本文介绍如何在分库分表合并场景中使用 Data Migration (DM)。使用场景中,三个上游 MySQL 实例的分库和分表数据需要同步至下游 TiDB 集群。

上游实例

假设上游库结构如下:

  • 实例 1

    | Schema | Tables | |:———|:———| | user | information, log_north, log_bak | | store_01 | sale_01, sale_02 | | store_02 | sale_01, sale_02 |

  • 实例 2

    | Schema | Tables | |:———|:———| | user | information, log_east, log_bak | | store_01 | sale_01, sale_02 | | store_02 | sale_01, sale_02 |

  • 实例 3

    | Schema | Tables | |:———|:———| | user | information, log_south, log_bak | | store_01 | sale_01, sale_02 | | store_02 | sale_01, sale_02 |

同步需求

  1. 合并三个实例中的 user.information 表至下游 TiDB 中的 user.information 表。
  2. 合并三个实例中的 user.log_{north|south|east} 表至下游TiDB中的 user.log_{north|south|east} 表。
  3. 合并三个实例中的 store_{01|02}.sale_{01|02} 表至下游TiDB中的 store.sale 表。
  4. 过滤掉三个实例的 user.log_{north|south|east} 表的所有删除操作。
  5. 过滤掉三个实例的 user.information 表的所有删除操作。
  6. 过滤掉三个实例的 store_{01|02}.sale_{01|02} 表的所有删除操作。
  7. 过滤掉三个实例的 user.log_bak 表。
  8. 因为 store_{01|02}.sale_{01|02} 表带有 bigint 型的自增主键,将其合并至 TiDB 时会引发冲突。

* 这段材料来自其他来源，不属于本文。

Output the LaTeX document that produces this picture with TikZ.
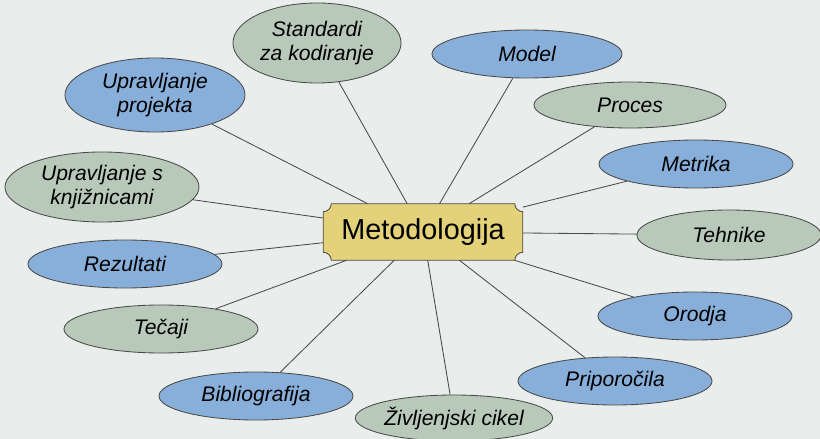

您需要有方案修改相应自增主键以避免冲突。

下游实例

假设同步后下游库结构如下:

Schema Tables
user information, log_north, log_east, log_south
store sale

同步方案

  • 要满足同步需求 #1 和 #2,配置 Table routing 规则 如下:

    1. routes:
    2. ...
    3. user-route-rule:
    4. schema-pattern: "user"
    5. target-schema: "user"
  • 要满足同步需求 #3,配置 table routing 规则 如下:

    1. routes:
    2. ...
    3. store-route-rule:
    4. schema-pattern: "store_*"
    5. target-schema: "store"
    6. sale-route-rule:
    7. schema-pattern: "store_*"
    8. table-pattern: "sale_*"
    9. target-schema: "store"
    10. target-table: "sale"
  • 要满足同步需求 #4 和 #5,配置 Binlog event filter 规则 如下:

    1. filters:
    2. ...
    3. user-filter-rule:
    4. schema-pattern: "user"
    5. events: ["truncate table", "drop table", "delete", "drop database"]
    6. action: Ignore

    注意:

    同步需求 #4、#5 和 #7 的操作意味着过滤掉所有对 user 库的删除操作,所以此处配置了库级别的过滤规则。但是 user 库以后加入表的删除操作也都会被过滤。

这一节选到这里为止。